ほとばしるエネルギーと感動とをもって、
柔軟で純粋な心一筋に打ち込んで
積極的に活動するところに
躍動がある
古い「友情」(学校誌)を読んでいた時、この言葉に出会いました。
昭和50年9月発行の「友情」116号の巻頭言「躍動」にあった言葉です。
書かれたのは、その前年昭和49年から西遠の校長を務められた佐藤盛一先生です。
学生時代ラグビー選手であった佐藤先生は、昭和50年当時の日本ラグビー界のエピソードを「躍動」の中で紹介しておられます。
先般世界の最強豪といわれるニュージーランドのカンタベリー大学とイギリスの名門ケンブリッジ大学のラグビーチームが時を同じくして久しぶりに来日した。
日本のラグビーの力も年々国際的にもその評価は高められて来ているのであるが、試合の結果は、日本代表チームはわれわれの期待に反して連戦連敗で熱心なラグビーファンを切歯扼腕(せっしやくわん)させたのである。
前回イングランド代表チームが来日した際に、イングランドラグビー協会会長ケンプ博士のメッセージの中に、次のような言葉があった。「われわれラガーメンは、見せるためにラグビーをやっているのでもなければ、自己の名声や地位を挙げるためにやっているのでもない。ただほとばしるエネルギーと感動をこのゲームの中にコントロールすることに歓喜と誇りを感じてプレーしているのである。」と。このようなプレーを真剣に行うところにこそラガーメンの躍動があると思う。

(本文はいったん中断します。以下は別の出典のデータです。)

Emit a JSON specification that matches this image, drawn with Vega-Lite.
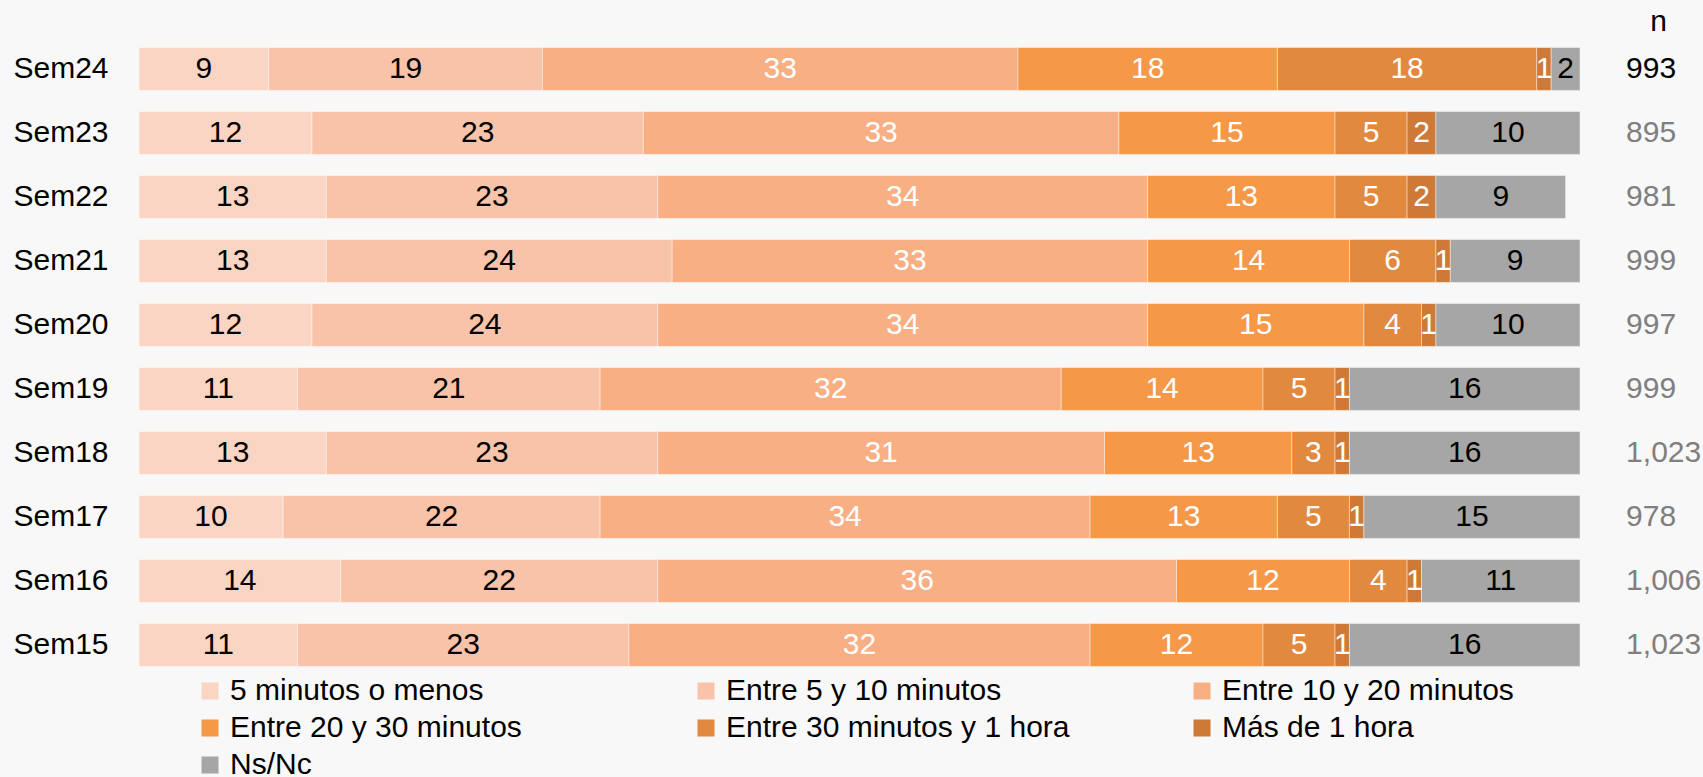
{
  "$schema": "https://vega.github.io/schema/vega-lite/v6.json",
  "width": 1441,
  "height": 640,
  "autosize": "none",
  "padding": {"left": 139, "top": 37, "right": 123, "bottom": 100},
  "background": "#F8F8F8",
  "config": {
    "view": {"stroke": null},
    "font": "Liberation Sans"
  },
  "datasets": {
    "seg": [
      {"sem": "Sem24", "cat": "5 minutos o menos", "ord": 1, "v": 9},
      {"sem": "Sem24", "cat": "Entre 5 y 10 minutos", "ord": 2, "v": 19},
      {"sem": "Sem24", "cat": "Entre 10 y 20 minutos", "ord": 3, "v": 33},
      {"sem": "Sem24", "cat": "Entre 20 y 30 minutos", "ord": 4, "v": 18},
      {"sem": "Sem24", "cat": "Entre 30 minutos y 1 hora", "ord": 5, "v": 18},
      {"sem": "Sem24", "cat": "Más de 1 hora", "ord": 6, "v": 1},
      {"sem": "Sem24", "cat": "Ns/Nc", "ord": 7, "v": 2},
      {"sem": "Sem23", "cat": "5 minutos o menos", "ord": 1, "v": 12},
      {"sem": "Sem23", "cat": "Entre 5 y 10 minutos", "ord": 2, "v": 23},
      {"sem": "Sem23", "cat": "Entre 10 y 20 minutos", "ord": 3, "v": 33},
      {"sem": "Sem23", "cat": "Entre 20 y 30 minutos", "ord": 4, "v": 15},
      {"sem": "Sem23", "cat": "Entre 30 minutos y 1 hora", "ord": 5, "v": 5},
      {"sem": "Sem23", "cat": "Más de 1 hora", "ord": 6, "v": 2},
      {"sem": "Sem23", "cat": "Ns/Nc", "ord": 7, "v": 10},
      {"sem": "Sem22", "cat": "5 minutos o menos", "ord": 1, "v": 13},
      {"sem": "Sem22", "cat": "Entre 5 y 10 minutos", "ord": 2, "v": 23},
      {"sem": "Sem22", "cat": "Entre 10 y 20 minutos", "ord": 3, "v": 34},
      {"sem": "Sem22", "cat": "Entre 20 y 30 minutos", "ord": 4, "v": 13},
      {"sem": "Sem22", "cat": "Entre 30 minutos y 1 hora", "ord": 5, "v": 5},
      {"sem": "Sem22", "cat": "Más de 1 hora", "ord": 6, "v": 2},
      {"sem": "Sem22", "cat": "Ns/Nc", "ord": 7, "v": 9},
      {"sem": "Sem21", "cat": "5 minutos o menos", "ord": 1, "v": 13},
      {"sem": "Sem21", "cat": "Entre 5 y 10 minutos", "ord": 2, "v": 24},
      {"sem": "Sem21", "cat": "Entre 10 y 20 minutos", "ord": 3, "v": 33},
      {"sem": "Sem21", "cat": "Entre 20 y 30 minutos", "ord": 4, "v": 14},
      {"sem": "Sem21", "cat": "Entre 30 minutos y 1 hora", "ord": 5, "v": 6},
      {"sem": "Sem21", "cat": "Más de 1 hora", "ord": 6, "v": 1},
      {"sem": "Sem21", "cat": "Ns/Nc", "ord": 7, "v": 9},
      {"sem": "Sem20", "cat": "5 minutos o menos", "ord": 1, "v": 12},
      {"sem": "Sem20", "cat": "Entre 5 y 10 minutos", "ord": 2, "v": 24},
      {"sem": "Sem20", "cat": "Entre 10 y 20 minutos", "ord": 3, "v": 34},
      {"sem": "Sem20", "cat": "Entre 20 y 30 minutos", "ord": 4, "v": 15},
      {"sem": "Sem20", "cat": "Entre 30 minutos y 1 hora", "ord": 5, "v": 4},
      {"sem": "Sem20", "cat": "Más de 1 hora", "ord": 6, "v": 1},
      {"sem": "Sem20", "cat": "Ns/Nc", "ord": 7, "v": 10},
      {"sem": "Sem19", "cat": "5 minutos o menos", "ord": 1, "v": 11},
      {"sem": "Sem19", "cat": "Entre 5 y 10 minutos", "ord": 2, "v": 21},
      {"sem": "Sem19", "cat": "Entre 10 y 20 minutos", "ord": 3, "v": 32},
      {"sem": "Sem19", "cat": "Entre 20 y 30 minutos", "ord": 4, "v": 14},
      {"sem": "Sem19", "cat": "Entre 30 minutos y 1 hora", "ord": 5, "v": 5},
      {"sem": "Sem19", "cat": "Más de 1 hora", "ord": 6, "v": 1},
      {"sem": "Sem19", "cat": "Ns/Nc", "ord": 7, "v": 16},
      {"sem": "Sem18", "cat": "5 minutos o menos", "ord": 1, "v": 13},
      {"sem": "Sem18", "cat": "Entre 5 y 10 minutos", "ord": 2, "v": 23},
      {"sem": "Sem18", "cat": "Entre 10 y 20 minutos", "ord": 3, "v": 31},
      {"sem": "Sem18", "cat": "Entre 20 y 30 minutos", "ord": 4, "v": 13},
      {"sem": "Sem18", "cat": "Entre 30 minutos y 1 hora", "ord": 5, "v": 3},
      {"sem": "Sem18", "cat": "Más de 1 hora", "ord": 6, "v": 1},
      {"sem": "Sem18", "cat": "Ns/Nc", "ord": 7, "v": 16},
      {"sem": "Sem17", "cat": "5 minutos o menos", "ord": 1, "v": 10},
      {"sem": "Sem17", "cat": "Entre 5 y 10 minutos", "ord": 2, "v": 22},
      {"sem": "Sem17", "cat": "Entre 10 y 20 minutos", "ord": 3, "v": 34},
      {"sem": "Sem17", "cat": "Entre 20 y 30 minutos", "ord": 4, "v": 13},
      {"sem": "Sem17", "cat": "Entre 30 minutos y 1 hora", "ord": 5, "v": 5},
      {"sem": "Sem17", "cat": "Más de 1 hora", "ord": 6, "v": 1},
      {"sem": "Sem17", "cat": "Ns/Nc", "ord": 7, "v": 15},
      {"sem": "Sem16", "cat": "5 minutos o menos", "ord": 1, "v": 14},
      {"sem": "Sem16", "cat": "Entre 5 y 10 minutos", "ord": 2, "v": 22},
      {"sem": "Sem16", "cat": "Entre 10 y 20 minutos", "ord": 3, "v": 36},
      {"sem": "Sem16", "cat": "Entre 20 y 30 minutos", "ord": 4, "v": 12},
      {"sem": "Sem16", "cat": "Entre 30 minutos y 1 hora", "ord": 5, "v": 4},
      {"sem": "Sem16", "cat": "Más de 1 hora", "ord": 6, "v": 1},
      {"sem": "Sem16", "cat": "Ns/Nc", "ord": 7, "v": 11},
      {"sem": "Sem15", "cat": "5 minutos o menos", "ord": 1, "v": 11},
      {"sem": "Sem15", "cat": "Entre 5 y 10 minutos", "ord": 2, "v": 23},
      {"sem": "Sem15", "cat": "Entre 10 y 20 minutos", "ord": 3, "v": 32},
      {"sem": "Sem15", "cat": "Entre 20 y 30 minutos", "ord": 4, "v": 12},
      {"sem": "Sem15", "cat": "Entre 30 minutos y 1 hora", "ord": 5, "v": 5},
      {"sem": "Sem15", "cat": "Más de 1 hora", "ord": 6, "v": 1},
      {"sem": "Sem15", "cat": "Ns/Nc", "ord": 7, "v": 16}
    ],
    "ns": [
      {"sem": "Sem24", "n": 993, "latest": true},
      {"sem": "Sem23", "n": 895, "latest": false},
      {"sem": "Sem22", "n": 981, "latest": false},
      {"sem": "Sem21", "n": 999, "latest": false},
      {"sem": "Sem20", "n": 997, "latest": false},
      {"sem": "Sem19", "n": 999, "latest": false},
      {"sem": "Sem18", "n": 1023, "latest": false},
      {"sem": "Sem17", "n": 978, "latest": false},
      {"sem": "Sem16", "n": 1006, "latest": false},
      {"sem": "Sem15", "n": 1023, "latest": false}
    ]
  },
  "layer": [
    {
      "data": {"name": "seg"},
      "mark": {"type": "bar", "stroke": "#FFFFFF", "strokeWidth": 0.6, "strokeOpacity": 0.7},
      "encoding": {
        "y": {
          "field": "sem", "type": "nominal",
          "sort": ["Sem24", "Sem23", "Sem22", "Sem21", "Sem20", "Sem19", "Sem18", "Sem17", "Sem16", "Sem15"],
          "scale": {"paddingInner": 0.33, "paddingOuter": 0.165},
          "axis": {
            "title": null, "ticks": false, "domain": false,
            "labelFontSize": 30, "labelColor": "#000000", "labelFont": "Liberation Sans",
            "labelAlign": "left", "labelPadding": 126
          }
        },
        "x": {
          "field": "v", "type": "quantitative", "stack": "zero",
          "scale": {"domain": [0, 100], "nice": false, "zero": true},
          "axis": {
            "orient": "top", "labels": false, "ticks": false, "domain": false, "grid": false,
            "title": "n", "titleX": 1519, "titleY": -7, "titleAlign": "center",
            "titleBaseline": "alphabetic", "titleFontSize": 30, "titleFontWeight": "normal",
            "titleColor": "#000000", "titleFont": "Liberation Sans"
          }
        },
        "color": {
          "field": "cat", "type": "nominal",
          "scale": {
            "domain": ["5 minutos o menos", "Entre 5 y 10 minutos", "Entre 10 y 20 minutos", "Entre 20 y 30 minutos", "Entre 30 minutos y 1 hora", "Más de 1 hora", "Ns/Nc"],
            "range": ["#FBD5C4", "#F9C3A9", "#F8AF84", "#F59848", "#E28940", "#CD7A38", "#A6A6A6"]
          },
          "legend": {
            "title": null, "orient": "none", "legendX": 56, "legendY": 639,
            "direction": "horizontal", "columns": 3, "gridAlign": "all",
            "columnPadding": 117, "rowPadding": 7, "padding": 0,
            "symbolType": "square", "symbolSize": 289, "symbolStrokeWidth": 0,
            "labelFontSize": 30, "labelFont": "Liberation Sans", "labelColor": "#000000",
            "labelOffset": 5, "labelLimit": 1000
          }
        },
        "order": {"field": "ord", "type": "quantitative"}
      }
    },
    {
      "data": {"name": "seg"},
      "transform": [
        {"stack": "v", "groupby": ["sem"], "sort": [{"field": "ord"}], "as": ["s0", "s1"]},
        {"calculate": "(datum.s0 + datum.s1) / 2", "as": "mid"}
      ],
      "mark": {"type": "text", "fontSize": 30, "font": "Liberation Sans", "baseline": "middle", "align": "center"},
      "encoding": {
        "y": {"field": "sem", "type": "nominal", "sort": ["Sem24", "Sem23", "Sem22", "Sem21", "Sem20", "Sem19", "Sem18", "Sem17", "Sem16", "Sem15"]},
        "x": {"field": "mid", "type": "quantitative", "scale": {"domain": [0, 100], "nice": false}},
        "text": {"field": "v", "type": "quantitative"},
        "color": {
          "condition": {"test": "datum.ord >= 3 && datum.ord <= 6", "value": "#FFFFFF"},
          "value": "#000000"
        }
      }
    },
    {
      "data": {"name": "ns"},
      "mark": {"type": "text", "fontSize": 30, "font": "Liberation Sans", "baseline": "middle", "align": "left"},
      "encoding": {
        "y": {"field": "sem", "type": "nominal", "sort": ["Sem24", "Sem23", "Sem22", "Sem21", "Sem20", "Sem19", "Sem18", "Sem17", "Sem16", "Sem15"]},
        "x": {"datum": 103.2, "type": "quantitative", "scale": {"domain": [0, 100], "nice": false}},
        "text": {"field": "n", "type": "quantitative", "format": ","},
        "color": {
          "condition": {"test": "datum.latest", "value": "#000000"},
          "value": "#7F7F7F"
        }
      }
    }
  ]
}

カンタベリー大学の五戦五勝のあと日本における最後の試合にあたって、全日本チームの岡監督は、ケンプ博士の言葉を引用して、「ただほとばしるエネルギーと感動をこのゲームに打ち込むだけという気持ちでラグビーはやるべきだと思う。しかし代表として選ばれた栄誉と誇りには、同時に好むと好まざるとにかかわらず自ら責任と言うものがつきまとって来る。日本のラグビーに明日への希望をつながなければならない。さあ、頑張ろう。」と激励したという。
その結果最後の試合は完勝に終った。
選手たちは見事にその責任を果たし、素晴らしいゲームを展開したという。
そして、その一週間後のケンブリッジ大学のチームとの試合でも日本のラグビー史上初めての勝利を得たというのである。
昭和50年ごろには、ラグビーファンの心を熱くさせる、こんなエピソードがあったのですね。
日本ラグビーの歴史の中で、大きなターニングポイントとなる出来事だったのではないでしょうか。
今、日本ラグビーは、まさに世界から注目される存在となり、日本でも熱い応援が始まっています。
そんな時だからこそ、この巻頭言を読みながら、心が熱くなっていくのを感じました。
そして、このエピソードを紹介した佐藤先生は、次のようにその文章をまとめていらっしゃいます。
この試合に敢闘した選手たちの活躍こそ、日本のラガーとしての心技体の結集した純粋なラガー魂の躍動があったことは間違いない。
ほとばしるエネルギーと感動とをもって、柔軟で純粋な心一筋に打ち込んで積極的に活動するところに躍動があると思う。
躍動とはこうした生き生きとした心技体の充実した行動の中に生まれるものであると思う。
佐藤先生が校長職に就かれたのは昭和49年。
私も生徒の時でした。
私達の学年は、佐藤校長先生から卒業証書をいただいた最後の学年です。
西遠に来られる前、佐藤先生は、長く浜松工業高校の校長先生を務めていらっしゃいました。
浜工を中島から初生へ移転させるという大事業を敢行された校長先生です。
このほど、浜松工業高校さんは、創立100周年の節目を迎えられました。
その100周年誌の中に、かなりのページを割いて書かれている佐藤先生の偉業を読みながら、
当時、私たち西遠生の目に寡黙そうで温厚そのものに映っていた佐藤先生の内面には、
ラガーマンとしてのほとばしるエネルギーや、誇り、責任感、そして、心一筋に打ち込む心意気があったことを、改めて感じました。
先生の心の中のラガー魂の「躍動」こそが、「学校移転」という大事業を成し遂げる原動力だったのではないでしょうか。
写真左上が浜工100周年誌、右上が西遠100周年誌。
手前が、古い「友情」のファイルです。
佐藤先生は、西遠が80周年を迎えた昭和61年の初夏、逝去されました。
当時、西遠の教員となり、「友情」顧問を務めていた私は、
佐藤先生の追悼ページを組むことになり、寂しさを感じたことを覚えています。
「友情」160号に、そのページが残っています。
浜工、西遠、二つの100周年誌にその名を残す佐藤盛一先生。
浜工100周年誌を拝読しながら、西遠での学生時代、佐藤先生と出会うことのできた幸運を、かみしめた次第です。